Market Structure: The February 13 DHS funding cliff concentrates short-term risk on travel/transport (TSA—airlines: AAL, DAL, UAL, LUV; ETF JETS) and on immigration/detention contractors (GEO, CXW). A short, partial DHS lapse would cause operational hiccups (TSA screening delays, FEMA pause) that can shave 1–3% off airline quarterly revenue per week of disruption and create immediate negative sentiment for detention names that rely on ICE policy. Defense primes with broader DoD/CISA revenue (LDOS, RTX) are less exposed and may pick up reallocated work. Risk Assessment: Tail risks include a multi-week DHS shutdown (>10 trading days) or passage of restrictive ICE rules that cut detained populations 5–15% over 12 months — both would materially pressure GEO/CXW and leisure travel demand.

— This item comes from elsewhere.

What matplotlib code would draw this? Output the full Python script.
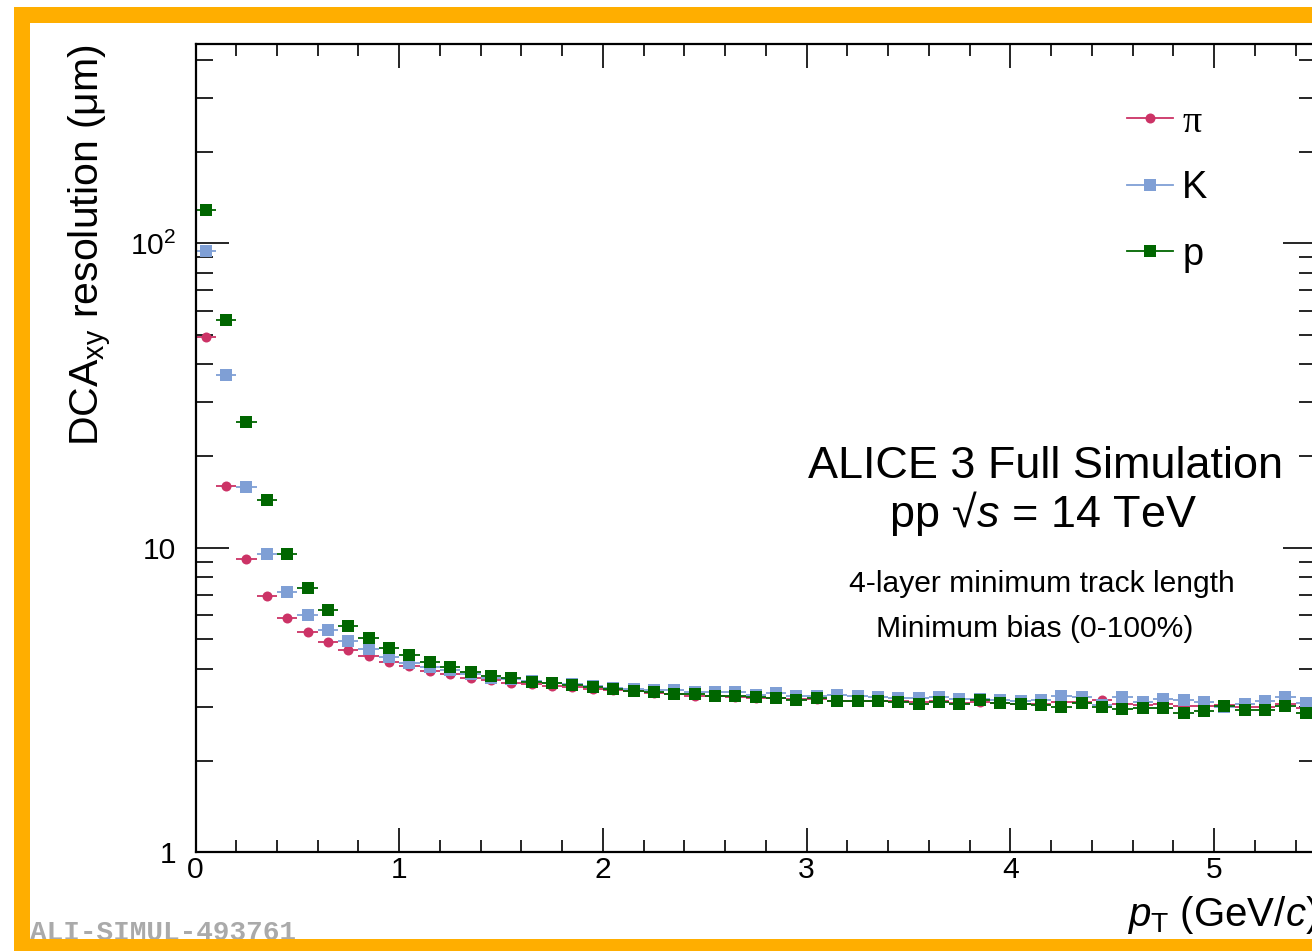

Immediate horizon (days): headlines and Feb 13 deadline drive volatility; short-term (weeks): legislative text and White House posture; long-term (quarters): enacted policy or funding patterns that permanently change contractor revenue. Hidden dependency: many DHS functions are interlinked—TSA disruptions flow into airport retail, MRO, and short-term oil demand. Trade Implications: Tactical plays favor defined-risk shorts/puts on GEO and CXW (size 2–4% net portfolio) and buying short-dated JETS put spreads to capture travel-disruption skew into mid-March. Pair trade: long LDOS (1–2%) vs short CXW (1–2%) to express security-services resilience vs detention exposure. Interest-rate/FX hedge: allocate 2–3% to long-duration Treasuries (TLT) or short-term bill ETF (SHY) if shutdown probability >30% by Feb 10, as safe-haven demand will compress yields. Contrarian Angles: The market may over-penalize large defense primes and broad travel equities for a likely short-lived standoff; historically <7-day DHS lapses produce transient price moves and mean-revert. What’s missed is that ICE operational funding has other backstops (earmarked appropriations passed earlier), so downside for GEO/CXW is conditional on durable legislative change—trade with tight stop-losses and size accordingly. Catalysts to watch: published bill text, White House sign-off, and a >5-point swing in public opinion polls within 7 days.